Because the fastest growing jobs now require some form of postsecondary education, there is a clarion call for those in the workforce to enhance their skills and those out of the workforce to return to school. So, guess what? More and more runners will be showing up for races for which they have not been training.

In some Historically Black Colleges and Universities (HBCUs) and community colleges, the overwhelming majority of college students show up for a race where there is nothing wrong with the racecourse, the weather is good, and the organizers are fair. The problem is that the runners either have not trained intensely enough or simply have not had access to the same training. But they just might finish.

According to the Journal of Blacks in Higher Education article titled, "Black student college graduation rates inch higher but a large racial gap persists," the nationwide college graduation rate for black students stands at an "appalling low" 43 percent. Thus, institutions with even lower graduation rates are often perceived as lacking in academic quality. While conducting research, one author interviewed a university president about the issue. He suggested that his college's reported graduation rate of 9 percent did not imply that there was a quality problem. He said, "If I had an academic quality problem, my graduation rate would be 90 percent," meaning he would allow unqualified students to receive degrees.

Generally speaking, colleges communicate a message to admitted students that says, "You can be successful here." As the traditional college student profile moves further and further away from the 17-year-old high school graduate and closer and closer to the profile of a 27-year-old returning to improve workforce readiness, higher education must also make adjustments. A significant number of students, such as remedial students, adults, first-generation college-goers, and the under-resourced are all showing up for college "races" in droves. And it is widely recognized that these groups tend to take more time to complete their college degrees. Researchers -- Mikyong Minsun Kim, associate professor of higher education at the George Washington University and director of the Virginia campus, and Clifton Conrad, Vilas Distinguished Achievement Professor and professor of higher education, at the University of Wisconsin-Madison -- note that when it comes to measuring graduation rates, persons must take into account students' socioeconomic status and academic preparation.
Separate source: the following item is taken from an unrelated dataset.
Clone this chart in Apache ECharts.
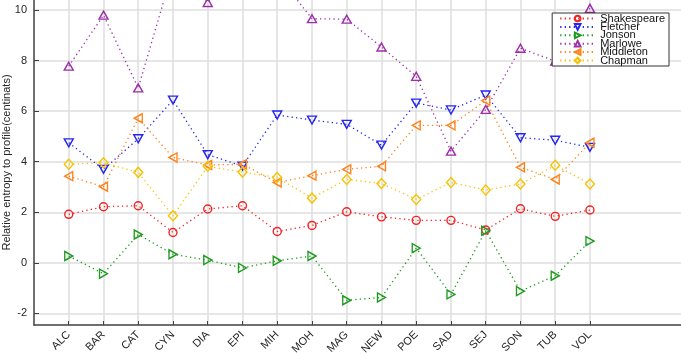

If we don't re-frame the discussion soon, there will be thousands of people who will complete the race but find very few outside of their family to celebrate their accomplishments. College and university administrators must work together to figure out how to measure success with respect to the changing demographics in college-going trends, instead of just by graduation rates. The major problem with the graduation rate as a measure of success is that it is usually a misleading indicator of an institution's capacity to retain its students. For example, if college A's graduate rate is 70 percent and college B's rate is only 40 percent, that does not mean that college A is better or more effective at retaining students. In fact, college A might actually be even less effective than college B at keeping students in college. It suggests that the two colleges must reevaluate the types of students they admit, according to Alexander Astin. But if that is the case, it could spell disaster for the very students who have historically depended on HBCUs to provide their ticket to the middle class.